There are plenty of reasons why China needs to remould its property market. The sector is riddled with speculative buying and is over-leveraged, posing a risk to the financial system in a downturn. The price of housing is a burden on China's already-shrinking families. The average cost of buying an apartment in Shenzhen was about 44 times the average annual salary for local residents in 2020. It worsens inequality as wealthy landlords hoard properties. Millions of homes sit empty and some construction projects damage the environment.

The industry has an oversized impact on the economy. When related sectors like construction and property services are included, real estate accounts for more than a quarter of Chinese economic output, by some estimates. More than 70 per cent of urban China's wealth is stored in housing.

"The property market is a symptom of the underlying problems in China's economy," said Mr Craig Botham, chief China economist at Pantheon Macroeconomics. "For decades, it has been the go-to, easy solution to generate local government revenue, boost economic growth, and provide households with a place to put their money and see it grow."

The solution, as is increasingly the case in Mr Xi's China, is tighter control by the state.

"The government wants to encourage consolidation in the housing sector - larger and often state-owned developers will likely take over the weaker players," said Mr Gabriel Wildau, a senior vice-president at global business advisory firm Teneo. "They want to break the economy's addiction to property."

The Chinese authorities have targeted excess in the property market before, but the importance of the sector to the economy meant such drives petered out when growth targets were threatened. Beijing is seeking to reduce the reliance on property by boosting investment in high-tech and clean energy industries - part of Mr Xi's plans to make growth more sustainable and higher quality. Yet such a process will take time and patience.

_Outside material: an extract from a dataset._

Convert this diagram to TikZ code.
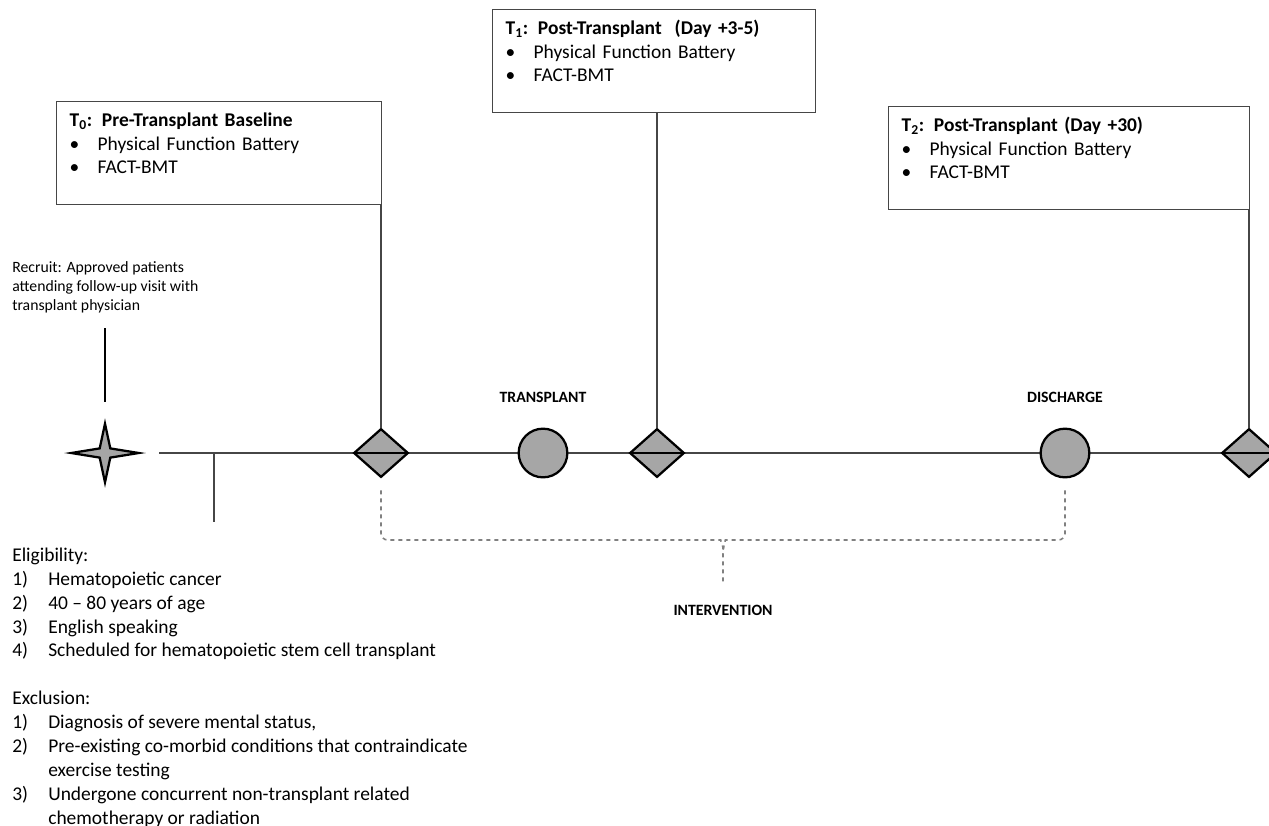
\documentclass[tikz,border=0pt]{standalone}
\usepackage{fontspec}
\setmainfont{Carlito}
\usetikzlibrary{shapes.geometric,positioning,calc}

\definecolor{markgray}{RGB}{166,166,166}
\definecolor{linegray}{RGB}{70,70,70}
\definecolor{bracegray}{RGB}{128,128,128}

\newcommand{\bodyfont}{\fontsize{14.6}{17.6}\selectfont}
\newcommand{\numitem}[1]{\makebox[27pt][l]{#1}}
\newcommand{\bulitem}{\makebox[21pt][l]{\textbullet}}

\begin{document}
\begin{tikzpicture}[x=0.75pt,y=-0.75pt,
	tbox/.style={draw=linegray,line width=1pt,anchor=north west,align=left,inner xsep=9.75pt,inner ysep=0pt,
		text height=18.75pt,text depth=58.5pt,font=\bodyfont},
	visit/.style={diamond,draw,line width=1.7pt,fill=markgray,minimum width=41pt,minimum height=36.5pt,inner sep=0pt},
	event/.style={circle,draw,line width=1.7pt,fill=markgray,minimum size=36.5pt,inner sep=0pt},
	recruit/.style={star,star points=4,star point ratio=4.5,draw,line width=1.7pt,fill=markgray,minimum size=44pt,inner sep=0pt},
	evlabel/.style={font=\bfseries\fontsize{11.8}{14}\selectfont,inner sep=0pt},
	tl/.style={draw=linegray,line width=1.1pt},
	brace/.style={draw=bracegray,dashed,line width=1.2pt,rounded corners=5pt}]
	\useasboundingbox (0,0) rectangle (1269,825);
	\clip (0,0) rectangle (1269,825);

	% timeline
	\coordinate (lstart) at (159,453);
	\coordinate (lend)   at (1269,453);
	\coordinate (tick)   at (214,453);
	\draw[tl] (lstart) -- (lend);
	\draw[tl] (tick) -- ++(0,69);

	% recruitment
	\begin{scope}[shift={(105,453)},xscale=1.15]
		\node[recruit,transform shape] (st) at (0,0) {};
	\end{scope}
	\coordinate (rtop) at (105,328);
	\coordinate (rbot) at (105,402);
	\draw[draw=black,line width=1.5pt] (rtop) -- (rbot);
	\node[anchor=base west,align=left,inner sep=0pt,font=\fontsize{11.8}{13.9}\selectfont] (rec) at (12,310)
		{Recruit: Approved patients\\ attending follow-up visit with\\ transplant physician};

	% assessments and events
	\node[visit] (d0) at (381,453) {};
	\node[event] (c0) at (543,453) {};
	\node[visit] (d1) at (657,453) {};
	\node[event] (c1) at (1065,453) {};
	\node[visit] (d2) at (1249,453) {};
	\foreach \d in {d0,d1,d2}
		\draw[line width=1.7pt] (\d.west) -- (\d.east);

	\node[evlabel,above=18.75pt of c0] (ctx) {TRANSPLANT};
	\node[evlabel,above=18.75pt of c1] (cdis) {DISCHARGE};

	% time points
	\node[tbox,text width=224.25pt] (t0) at (56,101)
		{\textbf{T\textsubscript{0}: Pre-Transplant Baseline}\\ \bulitem Physical Function Battery\\ \bulitem FACT-BMT};
	\node[tbox,text width=222.75pt] (t1) at (492,9)
		{\textbf{T\textsubscript{1}: Post-Transplant\ \ (Day +3-5)}\\ \bulitem Physical Function Battery\\ \bulitem FACT-BMT};
	\node[tbox,text width=251.25pt] (t2) at (888,106)
		{\textbf{T\textsubscript{2}: Post-Transplant\ (Day +30)}\\ \bulitem Physical Function Battery\\ \bulitem FACT-BMT};
	\draw[tl] (d0.north) -- (d0.north |- t0.south);
	\draw[tl] (d1.north) -- (d1.north |- t1.south);
	\draw[tl] (d2.north) -- (d2.north |- t2.south);

	% intervention brace
	\coordinate (bmid) at (723,540);
	\node[evlabel,below=49pt of bmid] (iv) {INTERVENTION};
	\draw[brace] ($(d0.south)+(0,12)$) |- ($(bmid)+(-9,0)$) to[out=0,in=90] ($(bmid)+(0,14)$) -- ($(iv.north)+(0,-20)$);
	\draw[brace] ($(c1.south)+(0,12)$) |- ($(bmid)+(9,0)$) to[out=180,in=90] ($(bmid)+(0,14)$);

	% criteria
	\node[anchor=base west,align=left,inner sep=0pt,font=\fontsize{14.6}{17.9}\selectfont] (crit) at (12,824)
		{Eligibility:\\
		 \numitem{1)}Hematopoietic cancer\\
		 \numitem{2)}40 -- 80 years of age\\
		 \numitem{3)}English speaking\\
		 \numitem{4)}Scheduled for hematopoietic stem cell transplant\\[17.9pt]
		 Exclusion:\\
		 \numitem{1)}Diagnosis of severe mental status,\\
		 \numitem{2)}Pre-existing co-morbid conditions that contraindicate\\
		 \numitem{}exercise testing\\
		 \numitem{3)}Undergone concurrent non-transplant related\\
		 \numitem{}chemotherapy or radiation};
\end{tikzpicture}
\end{document}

Officials' determination is being tested. China's property downturn is accelerating, even prompting a warning from the Federal Reserve. In cities nationwide, the decline in new home prices has deepened every month since September, when prices fell for the first time in six years. Home sales continue to sink. Data next week may show that property investment grew just 5.2 per cent last year, economists predict, the slowest since 2015.

Chinese developers are resorting to bond swaps, payment delays, equity sales and other desperate measures to repay debt. At least eight of the firms have defaulted on dollar bonds since October. That includes Evergrande, whose crisis has ensnared lender China Minsheng Banking, the world's worst-performing bank stock. An index of property shares fell 34 per cent last year, its worst since the global financial crisis in 2008.

The rout in China's high-yield dollar bond market is accelerating, triggered by firms previously considered financially more sound than Evergrande - like Shimao Group Holdings and Sunac China Holdings. More worryingly, it is spreading to higher-grade issuers such as Country Garden. Shares of the developer plunged almost 8 per cent on Thursday, while its dollar bond due in 2025 fell 4.8 cents to 74.4 cents, poised for its largest drop since Nov 1.

Whatever form Beijing's campaign to deleverage the property market takes, it is clear that the era which enriched real estate moguls and home owners alike has ended. A duller, more stable future awaits, if the Communist Party can stay the course and dodge a financial crisis.

"The golden age of booming property prices and soaring revenue for developers is probably gone," said Mr Gary Ng, senior economist at Natixis. "Home prices will only grow at a tightly managed zone in the future, meaning housing will look increasingly like utilities."